In May, I began contributing to the Sun-Journal’s Explore! feature in their Sunday b-Section. I pick a town and explore it with fresh eyes. Last month I visited Wilton, and for June, I was nosing around in New Gloucester.
I had a bit of bonus content last month about a giant and a naked man in the wilderness that I tied in to the print piece. This month, with Moxie deadlines looming, a new book just off to the printer, plus a few other irons in the fire, I wasn’t intending to post bonus material. However, since Pineland Farms is in New Gloucester, and is mentioned in today’s feature, I’d be remiss if I didn’t share just a bit about Pineland’s past, my own ties to it, and the unique destination it’s become.

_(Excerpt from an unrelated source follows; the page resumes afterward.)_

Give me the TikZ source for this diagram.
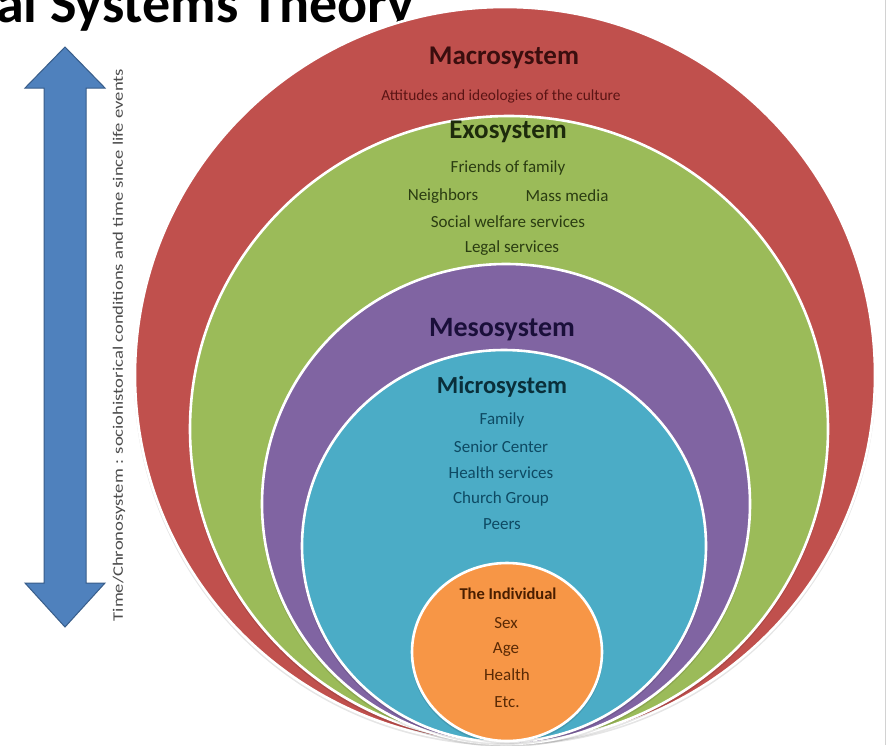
\documentclass[tikz,border=0pt]{standalone}
\usepackage{fontspec}
\setmainfont{Carlito}
\usepackage{graphicx}
\definecolor{macroC}{HTML}{C0504D}
\definecolor{exoC}{HTML}{9BBB59}
\definecolor{mesoC}{HTML}{8064A2}
\definecolor{microC}{HTML}{4BACC6}
\definecolor{indC}{HTML}{F79646}
\definecolor{arrowC}{HTML}{4F81BD}
\definecolor{arrowD}{HTML}{385D8A}
\definecolor{macroT}{HTML}{3A0E0E}
\definecolor{macroS}{HTML}{5B1414}
\definecolor{exoT}{HTML}{1E2B0C}
\definecolor{exoS}{HTML}{2B3D12}
\definecolor{mesoT}{HTML}{1A0F3A}
\definecolor{microT}{HTML}{0A2F3A}
\definecolor{microS}{HTML}{0E4A63}
\definecolor{indT}{HTML}{4A1E00}
\definecolor{indS}{HTML}{5A2A05}
\tikzset{
  ring/.style={draw=white, line width=2.6pt},
  shade/.style={fill=black, opacity=0.10},
  lbl/.style={inner sep=0pt, anchor=center},
  head/.style={lbl, font=\fontsize{27}{30}\selectfont\bfseries},
  item/.style={lbl, font=\fontsize{17}{20}\selectfont},
}
\begin{document}
\begin{tikzpicture}[x=1pt,y=-1pt]
\useasboundingbox (0,0) rectangle (891,745);
\fill[white] (0,0) rectangle (891,745);
% faint slide border
\draw[gray!35, line width=0.8pt] (885,0) -- (885,745);
% title
\node[inner sep=0pt, anchor=base west, font=\fontsize{56}{60}\selectfont\bfseries] (title) at (-4,22) {al Systems Theory};
% time arrow
\filldraw[fill=arrowC, draw=arrowD, line width=1pt]
  (65,47) -- (105,88) -- (86,88) -- (86,583) -- (105,583) -- (65,627)
  -- (25,583) -- (44,583) -- (44,88) -- (25,88) -- cycle;
\node[lbl, rotate=90, text=black!70] (chrono) at (119,345)
  {\scalebox{1}[0.78]{\fontsize{18.6}{20}\selectfont Time/Chronosystem : sociohistorical conditions and time since life events}};
% circles
\fill[shade] (505,378) ellipse [x radius=371pt, y radius=368pt];
\filldraw[fill=macroC, ring] (505,375) ellipse [x radius=370pt, y radius=368pt];
\fill[shade] (509,432) ellipse [x radius=320pt, y radius=313pt];
\filldraw[fill=exoC, ring] (509,429) ellipse [x radius=319pt, y radius=313pt];
\fill[shade] (506,507) ellipse [x radius=245pt, y radius=240pt];
\filldraw[fill=mesoC, ring] (506,504) ellipse [x radius=244pt, y radius=240pt];
\fill[shade] (504,549) ellipse [x radius=203pt, y radius=196pt];
\filldraw[fill=microC, ring] (504,546) ellipse [x radius=202pt, y radius=196pt];
\fill[shade] (507,655) ellipse [x radius=96pt, y radius=89pt];
\filldraw[fill=indC, ring] (507,652) ellipse [x radius=95pt, y radius=89pt];
% macro
\node[head, text=macroT] (macro) at (504,58) {Macrosystem};
\node[lbl, text=macroS, font=\fontsize{15.4}{18}\selectfont] (macroa) at (501,96) {Attitudes and ideologies of the culture};
% exo
\node[head, text=exoT] (exo) at (508,132) {Exosystem};
\node[item, text=exoS] (exo1) at (508,168) {Friends of family};
\node[item, text=exoS] (exo2) at (443,196) {Neighbors};
\node[item, text=exoS] (exo3) at (567,196) {Mass media};
\node[item, text=exoS] (exo4) at (508,222) {Social welfare services};
\node[item, text=exoS] (exo5) at (512,248) {Legal services};
% meso
\node[head, font=\fontsize{28}{30}\selectfont\bfseries, text=mesoT] (meso) at (502,330) {Mesosystem};
% micro
\node[head, font=\fontsize{24.5}{28}\selectfont\bfseries, text=microT] (micro) at (502,387) {Microsystem};
\node[item, text=microS] (mic1) at (502,420) {Family};
\node[item, text=microS] (mic2) at (501,447) {Senior Center};
\node[item, text=microS] (mic3) at (501,473) {Health services};
\node[item, text=microS] (mic4) at (501,499) {Church Group};
\node[item, text=microS] (mic5) at (502,524) {Peers};
% individual
\node[lbl, text=indT, font=\fontsize{16.5}{20}\selectfont\bfseries] (ind) at (508,594) {The Individual};
\node[item, text=indS] (ind1) at (506,623) {Sex};
\node[item, text=indS] (ind2) at (506,649) {Age};
\node[item, text=indS] (ind3) at (507,675) {Health};
\node[item, text=indS] (ind4) at (507,702) {Etc.};
\end{tikzpicture}
\end{document}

Plus, I’m a writer and a blogger, and I can’t help myself.
In 1981, I had just completed my freshman year at the University of Maine. I had big plans for myself. You see, I was a big baseball player back in high school, and had gone to Maine thinking it would be a stepping-stone to bigger and better things for a hard-throwing right-handed pitcher. Things didn’t go quite as I envisioned, but that’s a longer story than I’m going to tell in this morning’s blog post.
Looking to earn some money to pay the tuition not covered by a partial baseball scholarship for another year at Maine, I needed a summer job. Pineland Center was only 15 miles from my house, and my uncle told me they were hiring.
At that time, Pineland was known as Pineland Center for the Developmentally Disabled. That was a more politically-correct name than some of the prior names for an institution with a long history of warehousing people with disabilities (and some others that no one else wanted). Since this isn’t intended to be a treatise on Pineland’s past, but a past worth looking into, let me recommend Richard S. Kimball’s excellent, Pineland’s Past: The first one hundred years. Kimball published it in 2001. Kimball offers an excellent perspective on the place Pineland was before the Libra Foundation rescued it from ruin.
These days I live Durham, and the grounds at Pineland are only a 9-mile bike ride from my house. Since I’m a triathlete in various stages of training for an upcoming event, I’m often out biking the hilly back roads of Pownal, North Pownal, eventually finding my way to New Gloucester, and often, Pineland.
I love biking through the grounds of what has become a state-of-the-art business park, working farm, and terrific destination that is equidistant from Portland, Brunswick, and Lewiston-Auburn.
Back in 1981, Pineland was still an institution.
My summer job ended up being a Mental Health Worker I position, on the third shift, in Vosburgh Hall. Being 19-years-old, with little work experience, this was a job I wouldn’t soon forget. From the colorful co-workers I met, to the various stories I could tell about what it means to care for other humans in a place like Pineland at that time, the narrative could be ongoing.
What I will say is that back in 1981, things were definitely changing. A court decree had mandated moving on from Pineland’s darker past. The residents were being cared for in a different sort of way. I’ll leave it up to the experts to argue whether places like Pineland, at least in 1981 were humane, versus what happened next—the discharge into communities across the state of people who had never known anything else but Pineland.
I will say that if you’ve never been alone in a place like Vosburgh Hall, at 3:00 in the morning, with residents screaming, or showing up at your office door, covered in feces, you know very little about what working at Pineland was all about.
The experience was a worthwhile one for me. Later, I’d be able to leverage that experience and land a job working at a prison in northwest Indiana, at a time in my life when I needed that job desperately. That story can be found in the essay called “Moscow Mutual,” in my latest book, The Perfect Number: Essays & Stories, Vol. I, due out July 12.
To visit Pineland today offers hope that out of darkness, amazing results can happen if the right people and plans come together. It also highlights the key role that philanthropy can play, exemplified by the Libra Foundation. Pineland is an example of one of the most positive examples Maine has to offer.
Are you contributing every week. I just think that is so cool! I love your writing. And love that you are doing the “exploring” and telling us all about it. Sally
Sally,
My Explore! articles will be running the end of every month in the b-Section. The first two have been fun to do, and I’m learning new things about each town I’ve featured.
Thanks for the kind comment about my writing. I really appreciate it.
As the photo shows, Vosburgh Hall was never meant to be a warehouse. It was built to provide order, calm and reason to disordered worlds, and itself represents a high ideal.
Not long ago Pineland Farms cheese ended up in my local commissary, and of course I bought it to support Maine. I thought it better than the similarly labeled bars from New York, Vermont and elsewhere, but perhaps I’m biased. Unfortunately, it was not intended to be a regular item, just some cases of it ended up in the commissary system and on my shelf. When it was gone, it was gone, and I was very disappointed.
Speaking of summer jobs, I lost myself remembering the awful, awful jobs we did painting and sanding one summer. She made a point of forgiving me during the peace at St Matthews, but it still haunts me.